Lunch is no time for small talk

MILL HALL, Pa. — As Rep. John Peterson (R-Pa.) arrives for lunch at Ruby Tuesday in a red Yukon SUV, there is a grin across his 67-year-old face. As his longtime friend and driver, Joe Fadden, pulls into a parking space, the lawmaker waves.

He looks spry and jaunty in his dress slacks, light gold shirt and a colorful tie that looks as if it had been designed by an abstract expressionist. With his neatly combed gray hair, gold-framed glasses and slightly larger-than-average build, he is a fairly handsome legislator.  

He reaches out a neighborly hand, flashes an old country politician’s smile and with hearty confidence says, “I hear you recently had a baby boy!”

“That’s true,” I reply, remembering having mentioned as much to his press secretary the day before. Peterson’s charm works as, presumably, it is meant to.

“Oh, I recall those days,” Peterson, a father of one, continues. “Trust me, you’ll always remember ’em.” And with that he formally introduces himself and Fadden, and we go inside.

It is noon on a raw, gray October day in Mill Hall, a bleak little town near the eastern edge of Peterson’s mostly rural and abundantly Republican 5th Congressional District, but we are greeted instantly by a middle-age hostess positively full of sunshine.

“Hi! Welcome to Ruby Tuesday’s!” she chirps. “I hope you gentlemen didn’t get too wet in all that rain out there today!” Beyond the window, the lightest mist imaginable has been falling for the past two hours. “Would you like a booth or a table today?”

Peterson extends a firm hand accentuated by a large, gold pinkie ring beset with his birthstone, a hefty chunk of blue topaz. And with a practiced smile, he brightly announces his presence: “John Peterson. A pleasure to meet you.”

“Well,” says the hostess, obviously pleased by Peterson’s show of down-home congeniality, “that’s certainly a nice tie you have on, sir.”

Peterson nods, says nothing and continues to smile.

“So,” the hostess persists after about five seconds of silence, “would you prefer a table or a booth?” Peterson states his preference for a booth.

We choose the salad bar, which is simpler than selecting one of the roughly 10,000 items on Ruby Tuesday’s menu. Plus, no one in our party is very hungry, so light fare seems suitable all around.

Between ordering and actually sauntering over to the salad bar 15 feet away, Peterson gets down to business, declaiming for 10 minutes on the issue closest to his heart: natural gas. He contends that the soaring cost of natural gas in the United States is bound to drive American businesses and jobs to foreign countries where it is far cheaper.

With that general thesis in mind, and an impressive and stupefying array of supporting facts, figures and anecdotal evidence, Peterson is co-sponsoring legislation to allow private corporations to drill for vast reserves of natural gas in protected waters off the coast of Florida and elsewhere.

Increased supply would reduce the price and save thousands of American jobs, he says, adding, “Natural gas is the energy issue that’s killing America.
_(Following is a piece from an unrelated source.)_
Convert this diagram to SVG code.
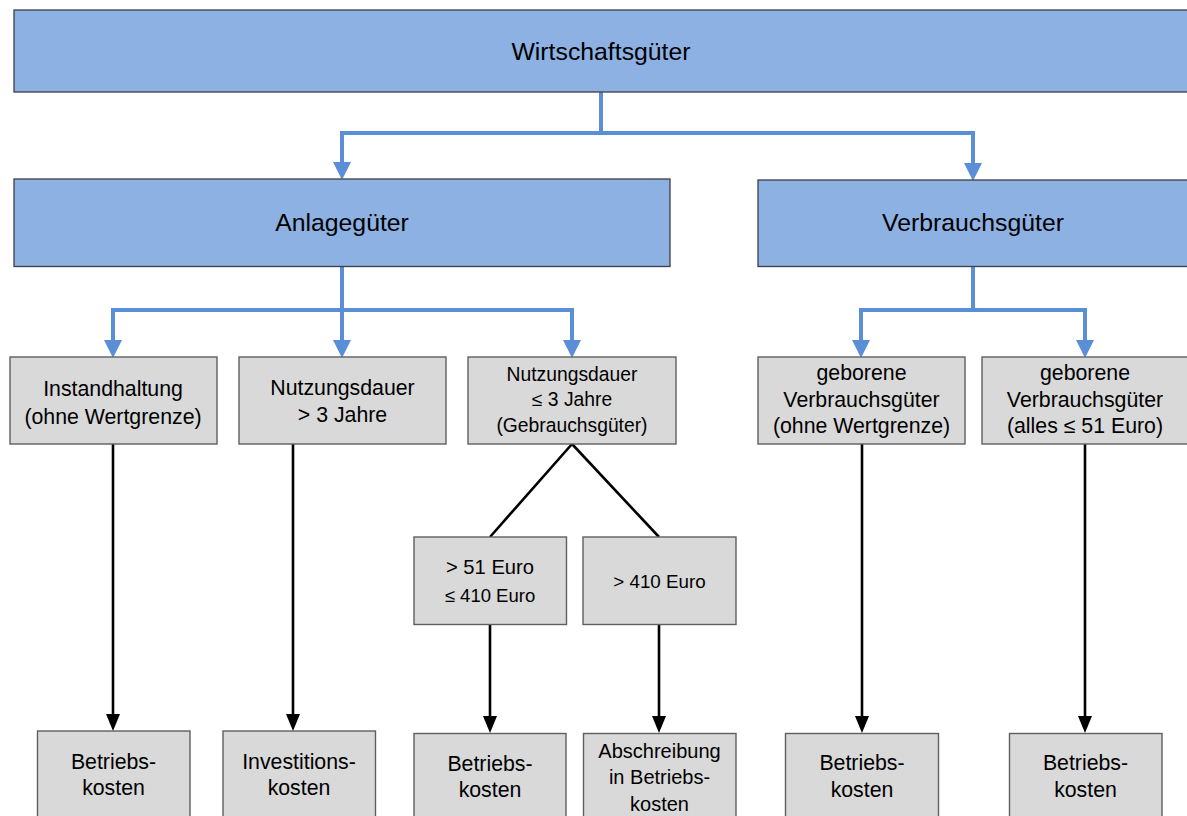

I’ve been talking about this for three or four years. For some reason, this nation has not been listening. But I’ve made up my mind that I’m going to hang on to this issue like a bulldog.”

And for the next hour at least, that’s exactly what he does, even as he sips iced tea and pecks at his lunch. Wherever the conversation roams, invariably it is led back to riffs about the need for affordable natural gas. His sales pitch is obviously honed by much repetition and is unrelenting. Efforts to steer the conversation toward less pressing and grave matters are unavailing.

On his plate, Peterson fashions not just a salad but also a small work of culinary art. Slices of mandarin orange, chunks of pear, sweet pickles, peas, mushrooms, two kinds of lettuce and a dollop of honey-mustard dressing are arranged and blended just so. He seems pleased to be complimented on it, and it is unsurprising to learn that the lawmaker is an avid flower gardener.

Peterson lives with his wife, Saundra, and golden retriever Milo in an old, 15-room house in Pleasantville, a sleepy little community in northeast Pennsylvania not far from Titusville, where he was born on Christmas Day, 1938.

On 2 acres of land that surround the house, he tends 238 rose bushes. Before winter sets in, he intends to plant 2,000 tulip bulbs. How does he find time for all that gardening? “I don’t golf,” he says with a laugh.

He has other interests, naturally, most of them typical of a man who has lived all his life in rural Pennsylvania. He’s a Pittsburgh Steelers fan, and he enjoys hunting. Sadly, these are not things he cares to discuss at length over lunch.

So we dine amiably at cross-purposes — I wanting to hear about rose bushes and what he does for kicks on Saturday nights, he intent on solving America’s next great energy crisis.

Fair enough. Peterson is a politician who wants to get something done, and he does not want small talk to get in the way.